WHAT IS ASKED ▸ Find the word "matplotlib" in the listing; pull out each line holding it.

— BEGIN SUPPLIED DATA —

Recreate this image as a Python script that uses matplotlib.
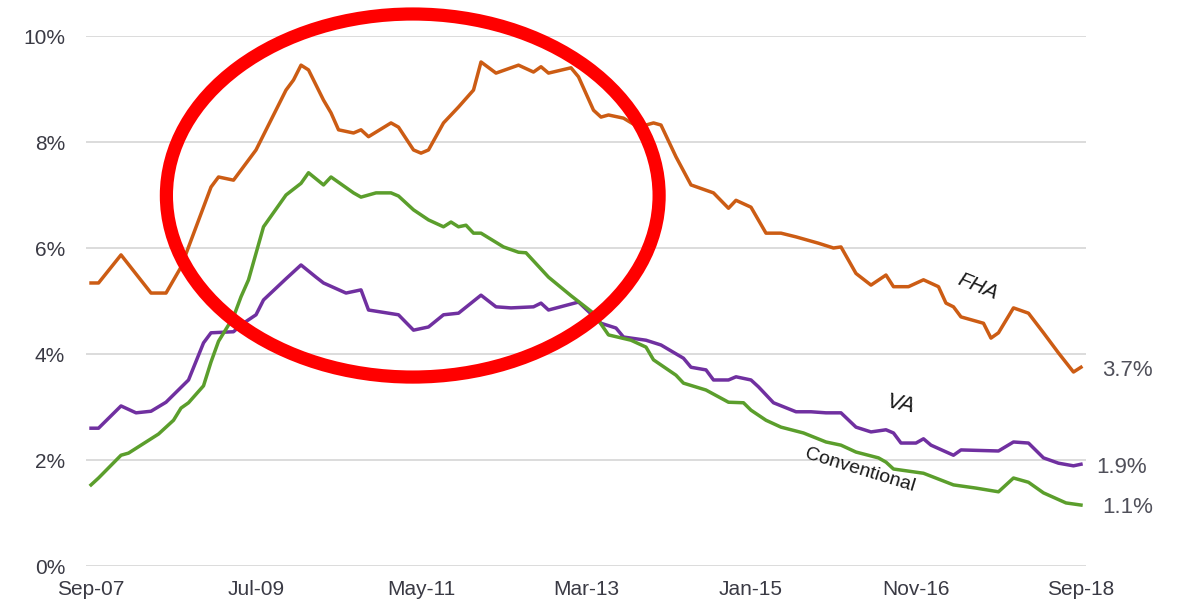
import matplotlib
matplotlib.use("Agg")
import matplotlib.pyplot as plt
from matplotlib.patches import Ellipse

plt.rcParams["font.family"] = ["Liberation Sans", "DejaVu Sans"]

# months since Sep-07 and delinquency rate (%)
fha_months = [0, 1, 4, 8, 10, 12, 16, 17, 19, 22, 26, 27, 28, 29, 31, 32, 33, 35,
              36, 37, 40, 41, 43, 44, 45, 47, 49, 51, 52, 54, 57, 59, 60, 61, 64,
              65, 67, 68, 69, 71, 73, 75, 76, 78, 80, 83, 85, 86, 88, 90, 92, 94,
              97, 99, 100, 102, 104, 106, 107, 109, 111, 113, 114, 115, 116, 119,
              120, 121, 123, 125, 127, 129, 131, 132]
fha_rate = [5.34, 5.34, 5.87, 5.15, 5.15, 5.64, 7.15, 7.34, 7.28, 7.85, 8.98, 9.17,
            9.45, 9.36, 8.79, 8.55, 8.23, 8.17, 8.23, 8.10, 8.36, 8.28, 7.85, 7.79,
            7.85, 8.36, 8.66, 8.98, 9.51, 9.30, 9.45, 9.32, 9.42, 9.30, 9.40, 9.23,
            8.60, 8.47, 8.51, 8.45, 8.28, 8.36, 8.32, 7.72, 7.19, 7.04, 6.75, 6.90,
            6.77, 6.28, 6.28, 6.21, 6.09, 6.00, 6.02, 5.52, 5.30, 5.49, 5.27, 5.27,
            5.40, 5.27, 4.96, 4.89, 4.70, 4.58, 4.30, 4.40, 4.87, 4.77, 4.40, 4.02,
            3.66, 3.75]

va_months = [0, 1, 4, 6, 8, 10, 13, 15, 16, 19, 20, 22, 23, 26, 28, 30, 31, 34, 36,
             37, 41, 43, 45, 47, 49, 52, 54, 56, 59, 60, 61, 65, 68, 70, 71, 74, 76,
             79, 80, 82, 83, 85, 86, 88, 89, 90, 91, 94, 96, 98, 100, 102, 104, 106,
             107, 108, 110, 111, 112, 115, 116, 121, 123, 125, 127, 129, 131, 132]
va_rate = [2.60, 2.60, 3.02, 2.89, 2.92, 3.09, 3.51, 4.21, 4.40, 4.42, 4.55, 4.74,
           5.02, 5.42, 5.68, 5.45, 5.34, 5.15, 5.21, 4.83, 4.74, 4.45, 4.51, 4.74,
           4.77, 5.11, 4.89, 4.87, 4.89, 4.96, 4.83, 4.98, 4.58, 4.49, 4.32, 4.26,
           4.17, 3.92, 3.75, 3.70, 3.51, 3.51, 3.57, 3.51, 3.38, 3.23, 3.08, 2.91,
           2.91, 2.89, 2.89, 2.62, 2.53, 2.57, 2.51, 2.32, 2.32, 2.40, 2.28, 2.09,
           2.19, 2.17, 2.34, 2.32, 2.04, 1.94, 1.89, 1.92]

conv_months = [0, 1, 4, 5, 9, 11, 12, 13, 15, 16, 17, 19, 20, 21, 23, 26, 28, 29,
               31, 32, 35, 36, 38, 40, 41, 43, 45, 47, 48, 49, 50, 51, 52, 55, 57,
               58, 61, 64, 67, 69, 72, 74, 75, 78, 79, 82, 85, 87, 88, 90, 92, 95,
               98, 100, 102, 105, 106, 107, 111, 115, 118, 121, 123, 125, 127, 130,
               132]
conv_rate = [1.53, 1.66, 2.09, 2.13, 2.49, 2.75, 2.98, 3.08, 3.40, 3.85, 4.24, 4.70,
             5.08, 5.40, 6.40, 7.00, 7.22, 7.42, 7.19, 7.34, 7.04, 6.96, 7.04, 7.04,
             6.98, 6.72, 6.53, 6.40, 6.49, 6.40, 6.43, 6.28, 6.28, 6.02, 5.92, 5.91,
             5.45, 5.10, 4.77, 4.36, 4.26, 4.13, 3.89, 3.60, 3.45, 3.32, 3.09, 3.08,
             2.94, 2.75, 2.62, 2.51, 2.34, 2.28, 2.15, 2.04, 1.96, 1.83, 1.75, 1.53,
             1.47, 1.40, 1.66, 1.58, 1.38, 1.19, 1.15]

tick_months = [0, 22, 44, 66, 88, 110, 132]
tick_labels = ["Sep-07", "Jul-09", "May-11", "Mar-13", "Jan-15", "Nov-16", "Sep-18"]
y_ticks = [0, 2, 4, 6, 8, 10]
end_labels = ["3.7%", "1.9%", "1.1%"]

c_fha = "#cc5c14"
c_va = "#7030a0"
c_conv = "#5b9e2c"
txt = "#3a3a44"


def main():
  fig = plt.figure(figsize=(11.84, 6.08), dpi=100)
  ax = fig.add_axes([86/1184, 42/608, 1000/1184, 530/608])

  ax.plot(fha_months, fha_rate, color=c_fha, lw=2.5, solid_joinstyle="round")
  ax.plot(va_months, va_rate, color=c_va, lw=2.5, solid_joinstyle="round")
  ax.plot(conv_months, conv_rate, color=c_conv, lw=2.5, solid_joinstyle="round")

  ax.set_xlim(-0.67, 132.67)
  ax.set_ylim(0, 10)
  ax.set_yticks(y_ticks)
  ax.set_yticklabels([f"{v}%" for v in y_ticks])
  ax.set_xticks(tick_months)
  ax.set_xticklabels(tick_labels)
  ax.tick_params(axis="y", length=0, pad=15, labelsize=15, labelcolor=txt)
  ax.tick_params(axis="x", length=0, pad=10, labelsize=15, labelcolor=txt)
  ax.grid(axis="y", color="#d9d9d9", lw=1.3)
  ax.set_axisbelow(True)
  for s in ax.spines.values():
    s.set_visible(False)

  # value labels at the end of each line
  ends = [(fha_months, fha_rate), (va_months, va_rate), (conv_months, conv_rate)]
  offs = [15, 11, 15]
  for (m, r), lab, dx in zip(ends, end_labels, offs):
    ax.annotate(lab, (m[-1], r[-1]), xytext=(dx, -2), textcoords="offset points",
                ha="left", va="center", fontsize=16, color="#50505a",
                annotation_clip=False)

  # series names along the lines
  ax.text(118.3, 5.26, "FHA", rotation=-22, fontsize=15, style="italic",
          color="#1a1a1a", ha="center", va="center")
  ax.text(107.9, 3.04, "VA", rotation=-12, fontsize=16, style="italic",
          color="#1a1a1a", ha="center", va="center")
  ax.text(102.5, 1.81, "Conventional", rotation=-17, fontsize=14,
          color="#1a1a1a", ha="center", va="center")

  # red highlight ring
  ring = Ellipse((42.9, 6.99), 65.7, 6.85, fill=False, edgecolor="#ff0000",
                 lw=9.5, clip_on=False, zorder=5)
  ax.add_patch(ring)

  fig.savefig("out.png", dpi=100)


if __name__ == "__main__":
  main()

— END SUPPLIED DATA —

TASK SOLUTION ▸
Recreate this image as a Python script that uses matplotlib.
import matplotlib
matplotlib.use("Agg")
import matplotlib.pyplot as plt
from matplotlib.patches import Ellipse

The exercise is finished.